| Data provided |
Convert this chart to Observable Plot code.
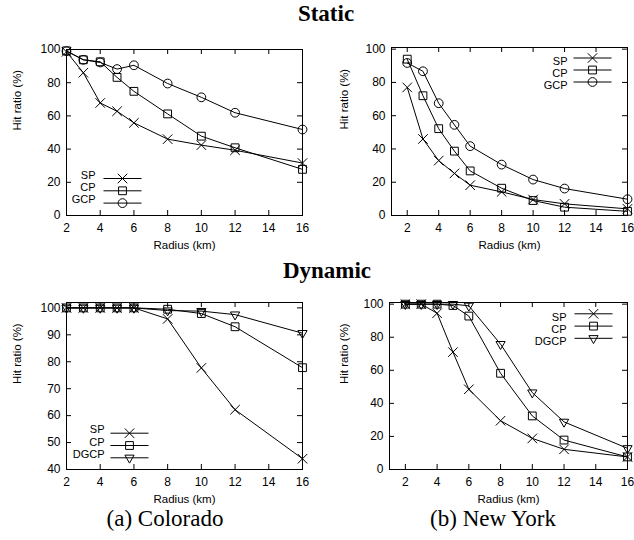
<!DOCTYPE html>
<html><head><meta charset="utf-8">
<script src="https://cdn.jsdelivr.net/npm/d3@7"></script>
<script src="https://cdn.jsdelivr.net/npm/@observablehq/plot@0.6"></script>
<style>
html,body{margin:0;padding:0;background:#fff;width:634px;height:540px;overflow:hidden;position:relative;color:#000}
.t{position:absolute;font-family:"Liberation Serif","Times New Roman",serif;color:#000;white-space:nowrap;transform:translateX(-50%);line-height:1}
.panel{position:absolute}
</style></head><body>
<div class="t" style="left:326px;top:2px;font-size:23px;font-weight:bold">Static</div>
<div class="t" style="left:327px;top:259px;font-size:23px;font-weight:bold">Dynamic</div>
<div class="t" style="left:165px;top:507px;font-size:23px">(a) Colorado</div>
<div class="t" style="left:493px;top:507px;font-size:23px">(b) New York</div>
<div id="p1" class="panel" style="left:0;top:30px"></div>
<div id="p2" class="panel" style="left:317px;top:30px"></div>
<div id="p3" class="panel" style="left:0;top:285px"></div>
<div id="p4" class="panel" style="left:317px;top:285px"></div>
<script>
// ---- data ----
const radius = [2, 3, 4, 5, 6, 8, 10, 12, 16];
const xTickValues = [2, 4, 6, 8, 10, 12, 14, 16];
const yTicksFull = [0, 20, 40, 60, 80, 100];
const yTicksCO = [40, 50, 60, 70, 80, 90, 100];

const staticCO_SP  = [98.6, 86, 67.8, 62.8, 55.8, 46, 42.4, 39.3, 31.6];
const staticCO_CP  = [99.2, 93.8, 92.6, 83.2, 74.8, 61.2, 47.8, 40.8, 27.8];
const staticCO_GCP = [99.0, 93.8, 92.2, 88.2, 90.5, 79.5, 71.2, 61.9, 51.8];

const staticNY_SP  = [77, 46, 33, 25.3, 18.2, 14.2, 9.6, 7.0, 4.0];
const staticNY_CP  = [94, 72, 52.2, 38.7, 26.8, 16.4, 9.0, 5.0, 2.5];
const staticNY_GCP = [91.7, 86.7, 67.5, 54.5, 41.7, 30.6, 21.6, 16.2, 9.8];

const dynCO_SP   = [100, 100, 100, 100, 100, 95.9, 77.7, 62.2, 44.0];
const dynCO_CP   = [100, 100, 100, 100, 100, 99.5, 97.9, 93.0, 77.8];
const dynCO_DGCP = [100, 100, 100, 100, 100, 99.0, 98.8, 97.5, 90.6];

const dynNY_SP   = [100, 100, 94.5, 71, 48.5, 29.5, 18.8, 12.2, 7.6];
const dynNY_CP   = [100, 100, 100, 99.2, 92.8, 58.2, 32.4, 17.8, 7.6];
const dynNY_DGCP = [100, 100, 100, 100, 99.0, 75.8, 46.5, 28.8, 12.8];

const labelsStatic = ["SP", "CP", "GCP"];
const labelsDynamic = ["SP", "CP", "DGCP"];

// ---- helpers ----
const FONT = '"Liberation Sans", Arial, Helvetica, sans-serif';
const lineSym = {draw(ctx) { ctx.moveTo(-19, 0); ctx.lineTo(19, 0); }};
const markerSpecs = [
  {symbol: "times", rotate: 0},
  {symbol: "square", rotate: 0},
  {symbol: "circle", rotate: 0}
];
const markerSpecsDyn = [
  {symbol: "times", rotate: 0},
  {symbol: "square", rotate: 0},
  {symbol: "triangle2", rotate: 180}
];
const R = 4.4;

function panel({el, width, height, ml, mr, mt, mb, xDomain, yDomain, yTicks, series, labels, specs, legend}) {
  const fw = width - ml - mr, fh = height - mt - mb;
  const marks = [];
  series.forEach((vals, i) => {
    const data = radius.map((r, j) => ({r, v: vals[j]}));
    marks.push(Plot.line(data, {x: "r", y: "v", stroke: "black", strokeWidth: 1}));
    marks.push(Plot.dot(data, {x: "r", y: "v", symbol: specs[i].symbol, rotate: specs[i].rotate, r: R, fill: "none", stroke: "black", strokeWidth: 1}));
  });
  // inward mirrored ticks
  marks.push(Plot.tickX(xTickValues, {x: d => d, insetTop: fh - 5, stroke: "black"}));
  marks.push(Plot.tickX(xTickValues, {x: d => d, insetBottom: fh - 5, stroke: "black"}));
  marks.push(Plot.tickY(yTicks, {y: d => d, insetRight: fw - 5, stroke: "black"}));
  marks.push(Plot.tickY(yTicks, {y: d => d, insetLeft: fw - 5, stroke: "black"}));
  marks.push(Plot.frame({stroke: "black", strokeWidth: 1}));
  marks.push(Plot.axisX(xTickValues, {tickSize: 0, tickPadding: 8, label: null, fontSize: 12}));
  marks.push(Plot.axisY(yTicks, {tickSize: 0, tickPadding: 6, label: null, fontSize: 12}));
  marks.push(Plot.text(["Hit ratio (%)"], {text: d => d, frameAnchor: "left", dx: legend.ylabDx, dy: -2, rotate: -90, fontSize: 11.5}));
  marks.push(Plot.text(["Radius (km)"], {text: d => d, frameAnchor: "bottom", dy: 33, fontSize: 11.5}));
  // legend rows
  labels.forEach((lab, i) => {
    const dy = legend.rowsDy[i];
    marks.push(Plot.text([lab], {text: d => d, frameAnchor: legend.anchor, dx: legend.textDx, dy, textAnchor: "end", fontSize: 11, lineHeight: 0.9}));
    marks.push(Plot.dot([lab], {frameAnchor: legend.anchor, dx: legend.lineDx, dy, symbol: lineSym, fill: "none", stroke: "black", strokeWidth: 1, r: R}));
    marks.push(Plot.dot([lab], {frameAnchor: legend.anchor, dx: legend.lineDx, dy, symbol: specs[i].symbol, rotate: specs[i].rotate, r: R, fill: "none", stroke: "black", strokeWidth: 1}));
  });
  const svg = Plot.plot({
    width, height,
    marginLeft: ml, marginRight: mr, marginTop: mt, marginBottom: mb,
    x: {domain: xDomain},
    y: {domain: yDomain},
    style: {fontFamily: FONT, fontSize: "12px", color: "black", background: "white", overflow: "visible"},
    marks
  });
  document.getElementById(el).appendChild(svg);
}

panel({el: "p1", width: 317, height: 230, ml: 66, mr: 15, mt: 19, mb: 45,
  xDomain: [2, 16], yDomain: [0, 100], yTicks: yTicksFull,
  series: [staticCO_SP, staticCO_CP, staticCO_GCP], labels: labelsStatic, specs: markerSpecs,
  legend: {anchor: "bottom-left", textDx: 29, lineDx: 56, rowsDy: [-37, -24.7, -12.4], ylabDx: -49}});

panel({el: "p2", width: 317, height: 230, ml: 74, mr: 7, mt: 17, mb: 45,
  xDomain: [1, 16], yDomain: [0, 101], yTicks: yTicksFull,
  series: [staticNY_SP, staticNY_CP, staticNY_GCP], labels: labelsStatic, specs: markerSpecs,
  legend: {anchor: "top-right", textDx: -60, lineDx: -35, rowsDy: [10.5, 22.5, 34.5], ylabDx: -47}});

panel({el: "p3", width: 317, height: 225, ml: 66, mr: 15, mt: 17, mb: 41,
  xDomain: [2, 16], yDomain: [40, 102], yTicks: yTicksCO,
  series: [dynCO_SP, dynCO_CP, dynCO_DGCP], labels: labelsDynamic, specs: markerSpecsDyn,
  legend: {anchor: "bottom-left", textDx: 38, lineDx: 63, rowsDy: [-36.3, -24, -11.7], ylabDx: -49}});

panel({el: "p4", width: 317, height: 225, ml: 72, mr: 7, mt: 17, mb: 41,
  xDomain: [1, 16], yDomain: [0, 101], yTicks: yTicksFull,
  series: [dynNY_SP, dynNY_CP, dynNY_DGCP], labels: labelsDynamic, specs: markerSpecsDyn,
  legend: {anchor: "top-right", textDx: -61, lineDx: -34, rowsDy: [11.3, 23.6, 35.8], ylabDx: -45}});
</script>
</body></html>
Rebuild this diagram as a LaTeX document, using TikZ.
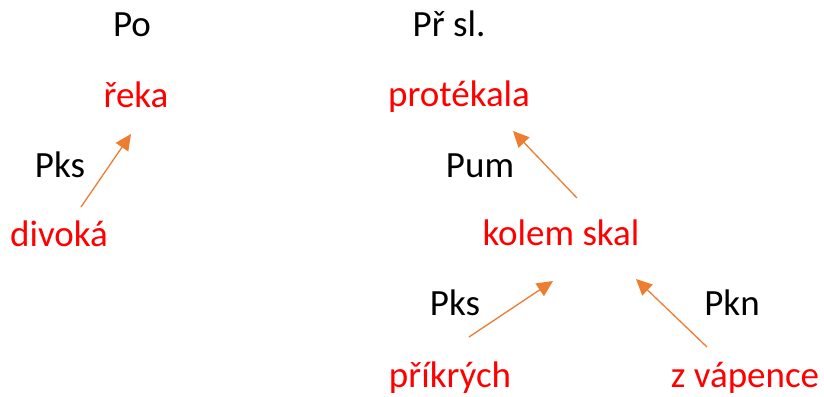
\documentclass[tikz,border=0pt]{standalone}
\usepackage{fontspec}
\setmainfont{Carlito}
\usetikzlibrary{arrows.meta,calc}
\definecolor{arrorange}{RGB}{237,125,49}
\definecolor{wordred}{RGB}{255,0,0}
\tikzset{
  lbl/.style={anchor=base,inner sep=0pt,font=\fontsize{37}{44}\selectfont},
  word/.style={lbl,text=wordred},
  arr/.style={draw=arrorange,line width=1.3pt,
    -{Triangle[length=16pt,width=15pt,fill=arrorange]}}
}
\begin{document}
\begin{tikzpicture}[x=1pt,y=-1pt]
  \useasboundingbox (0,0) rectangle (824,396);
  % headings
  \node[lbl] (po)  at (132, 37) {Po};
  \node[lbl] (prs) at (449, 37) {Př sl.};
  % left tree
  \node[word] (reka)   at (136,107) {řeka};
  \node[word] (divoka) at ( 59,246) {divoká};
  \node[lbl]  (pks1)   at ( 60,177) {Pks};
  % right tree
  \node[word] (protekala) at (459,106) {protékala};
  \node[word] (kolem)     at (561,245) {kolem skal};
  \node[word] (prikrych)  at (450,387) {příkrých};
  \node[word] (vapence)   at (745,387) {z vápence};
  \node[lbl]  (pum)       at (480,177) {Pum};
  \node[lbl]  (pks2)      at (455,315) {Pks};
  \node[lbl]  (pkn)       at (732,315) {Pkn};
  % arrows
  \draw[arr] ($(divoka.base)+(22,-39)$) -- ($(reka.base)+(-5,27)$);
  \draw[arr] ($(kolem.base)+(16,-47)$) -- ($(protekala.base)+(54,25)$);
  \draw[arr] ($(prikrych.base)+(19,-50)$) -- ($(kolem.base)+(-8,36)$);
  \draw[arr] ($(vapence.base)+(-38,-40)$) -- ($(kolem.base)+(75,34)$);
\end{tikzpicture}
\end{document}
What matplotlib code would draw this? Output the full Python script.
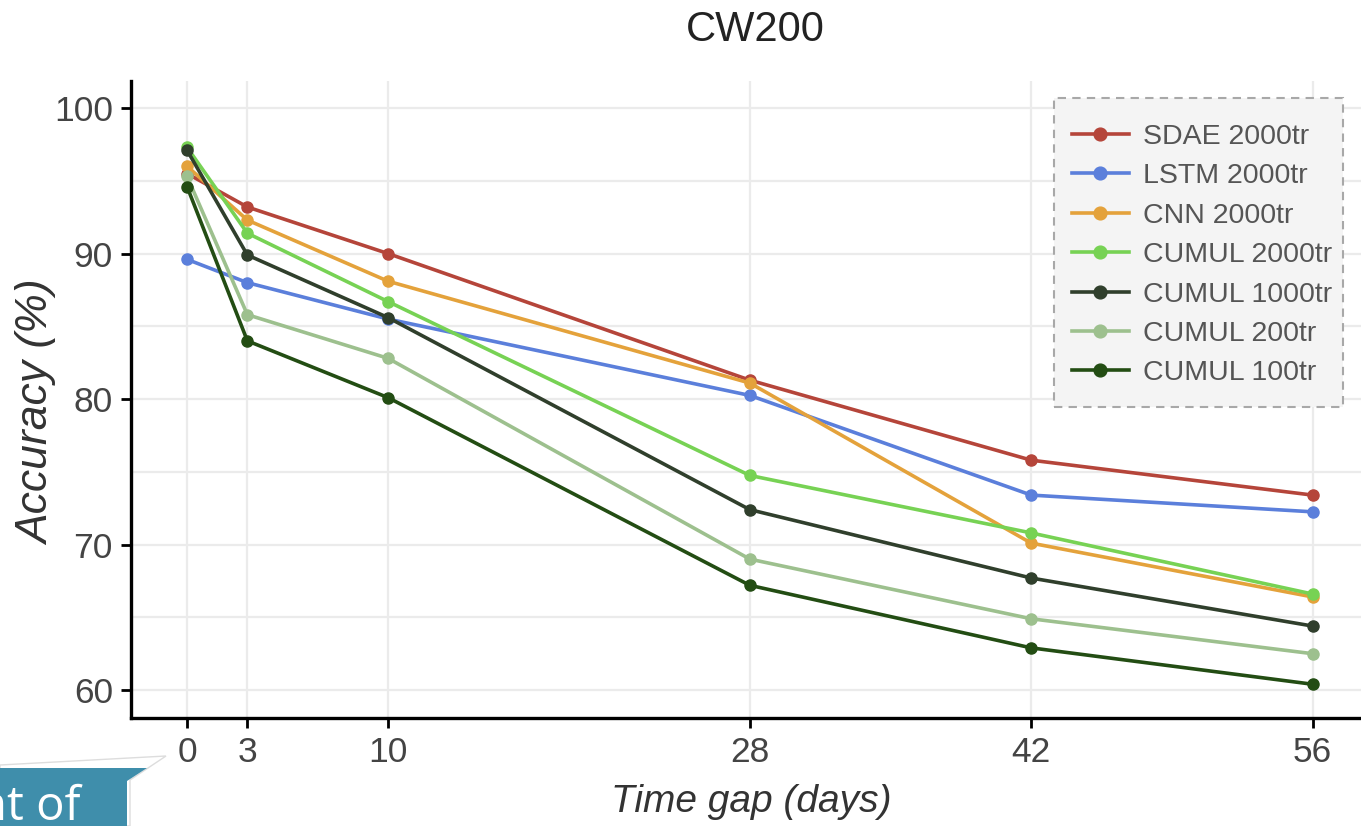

| Given exercise |
Pick out the lines above containing the word "draw", then copy them.

| Problem solution |
const lineSym = {draw(ctx) { ctx.moveTo(-19, 0); ctx.lineTo(19, 0); }};
  arr/.style={draw=arrorange,line width=1.3pt,
  \draw[arr] ($(divoka.base)+(22,-39)$) -- ($(reka.base)+(-5,27)$);
  \draw[arr] ($(kolem.base)+(16,-47)$) -- ($(protekala.base)+(54,25)$);
  \draw[arr] ($(prikrych.base)+(19,-50)$) -- ($(kolem.base)+(-8,36)$);
  \draw[arr] ($(vapence.base)+(-38,-40)$) -- ($(kolem.base)+(75,34)$);
What matplotlib code would draw this? Output the full Python script.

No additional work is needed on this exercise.